Set task — Find the number of lines in these records where the word "this" appears. Reply with that number and nothing more.

Saved entries:

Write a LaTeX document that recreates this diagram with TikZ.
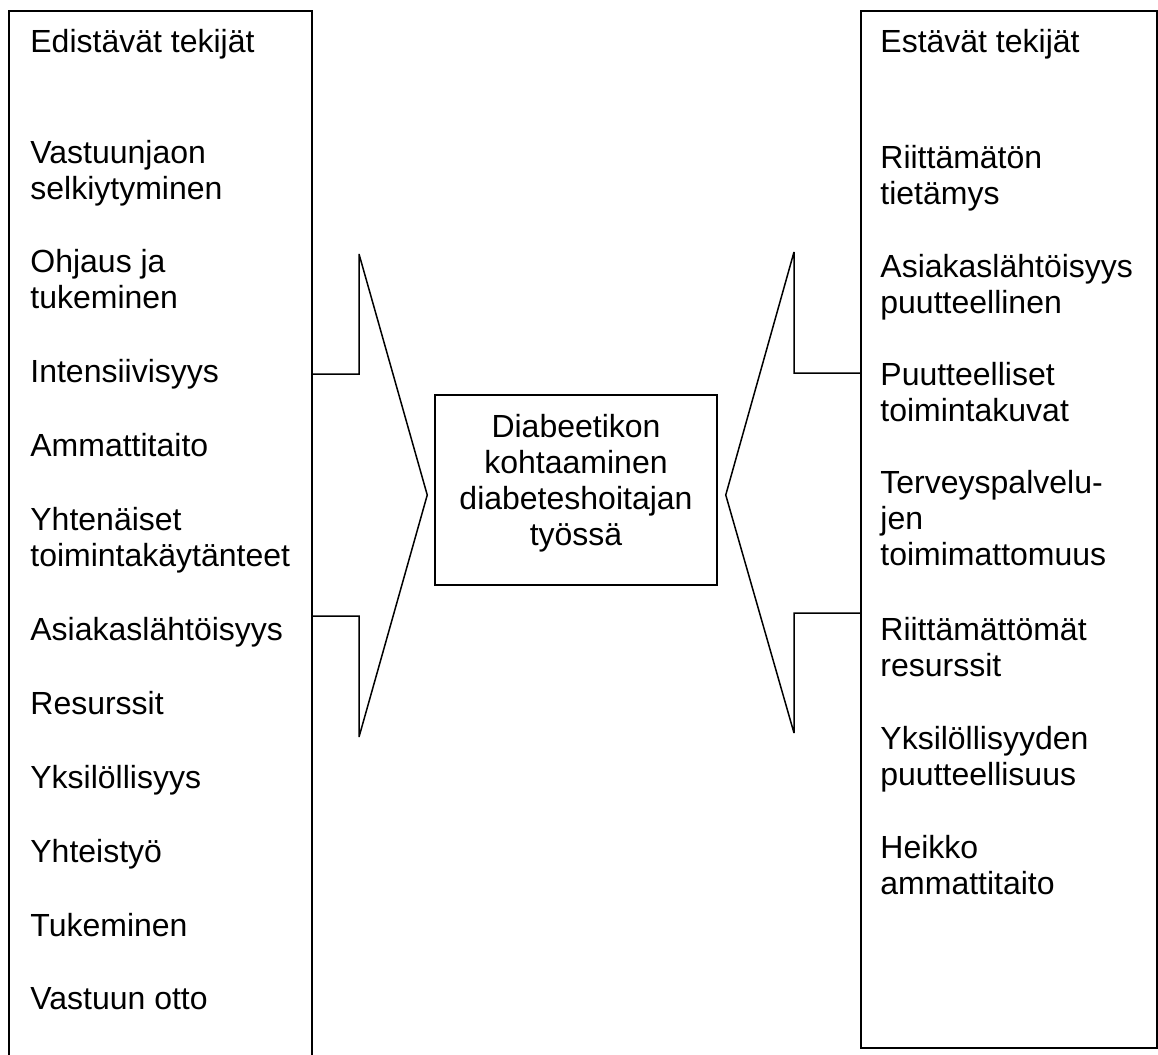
\documentclass[tikz,border=0pt]{standalone}
\usepackage{fontspec}
\setmainfont{Liberation Sans}
\usetikzlibrary{positioning}
\tikzset{column/.style={draw, line width=0.8pt, inner sep=0pt}}
\tikzset{item/.style={anchor=north west, inner sep=0pt, align=left, font=\fontsize{16}{18}\selectfont}}
\tikzset{goalbox/.style={draw, line width=0.75pt, minimum width=141pt, minimum height=95pt, inner sep=0pt}}
\tikzset{goaltext/.style={inner sep=0pt, align=center, font=\fontsize{16}{18}\selectfont}}
\tikzset{funnel/.style={draw, line width=0.75pt, line join=miter, miter limit=2}}

\begin{document}
\begin{tikzpicture}[x=0.5pt, y=-0.5pt]
			\useasboundingbox (0,0) rectangle (1158,1055);

			% the two columns and the middle box
			\node[column, minimum width=151.5pt, minimum height=532pt] (enablers) at (160.5,543) {};
			\node[column, line width=1pt, minimum width=148pt, minimum height=518.5pt] (barriers) at (1009,529.5) {};
			\node[goalbox] (goal) at (576,490) {};
			\node[goaltext] (goalText) at ([yshift=3.5pt]goal.center) {Diabeetikon\\kohtaaminen\\diabeteshoitajan\\työssä};

			% left column
			\node[item] (eHead) at (30,29) {Edistävät tekijät};
			\node[item] (e1) at (30,140) {Vastuunjaon\\selkiytyminen};
			\node[item] (e2) at (30,249) {Ohjaus ja\\tukeminen};
			\node[item] (e3) at (30,359) {Intensiivisyys};
			\node[item] (e4) at (30,433) {Ammattitaito};
			\node[item] (e5) at (30,507) {Yhtenäiset\\toimintakäytänteet};
			\node[item] (e6) at (30,617) {Asiakaslähtöisyys};
			\node[item] (e7) at (30,691) {Resurssit};
			\node[item] (e8) at (30,765) {Yksilöllisyys};
			\node[item] (e9) at (30,839) {Yhteistyö};
			\node[item] (e10) at (30,913) {Tukeminen};
			\node[item] (e11) at (30,987) {Vastuun otto};

			% right column
			\node[item] (bHead) at (880,29) {Estävät tekijät};
			\node[item] (b1) at (880,145) {Riittämätön\\tietämys};
			\node[item] (b2) at (880,254) {Asiakaslähtöisyys\\puutteellinen};
			\node[item] (b3) at (880,362) {Puutteelliset\\toimintakuvat};
			\node[item] (b4) at (880,470) {Terveyspalvelu-\\jen\\toimimattomuus};
			\node[item] (b5) at (880,617) {Riittämättömät\\resurssit};
			\node[item] (b6) at (880,726) {Yksilöllisyyden\\puutteellisuus};
			\node[item] (b7) at (880,835) {Heikko\\ammattitaito};

			% arrows into the middle box
			\coordinate (lTip) at ([xshift=-3.5pt, yshift=-2.5pt]goal.west);
			\coordinate (lHi) at (359,374);
			\coordinate (lTop) at (359,254);
			\coordinate (lBot) at (359,737);
			\coordinate (lLo) at (359,616);
			\draw[funnel] (enablers.east |- lHi) -- (lHi) -- (lTop) -- (lTip) -- (lBot) -- (lLo) -- (enablers.east |- lLo);

			\coordinate (rTip) at ([xshift=4pt, yshift=-2.5pt]goal.east);
			\coordinate (rHi) at (794,373);
			\coordinate (rTop) at (794,252);
			\coordinate (rBot) at (794,733);
			\coordinate (rLo) at (794,613);
			\draw[funnel] (barriers.west |- rHi) -- (rHi) -- (rTop) -- (rTip) -- (rBot) -- (rLo) -- (barriers.west |- rLo);
		\end{tikzpicture}
\end{document}
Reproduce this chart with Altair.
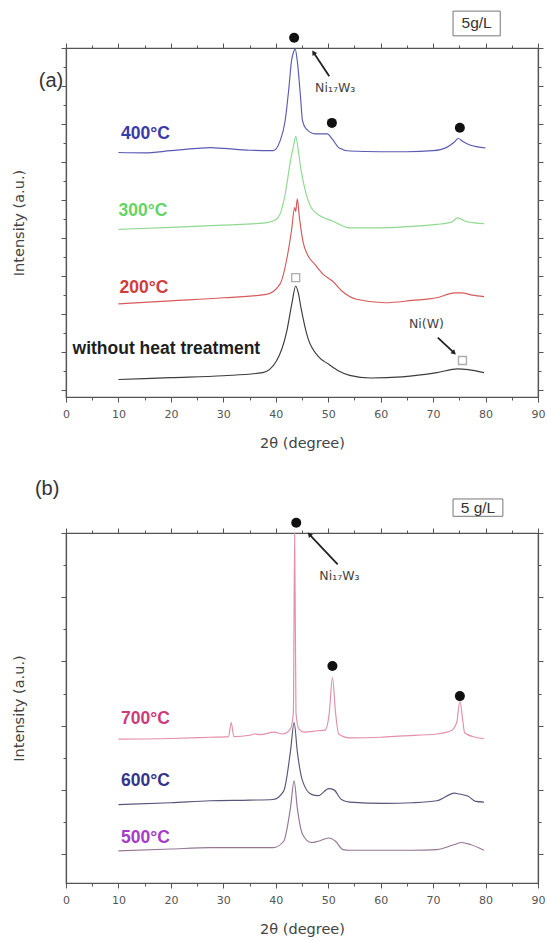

Answer to the exercise — 2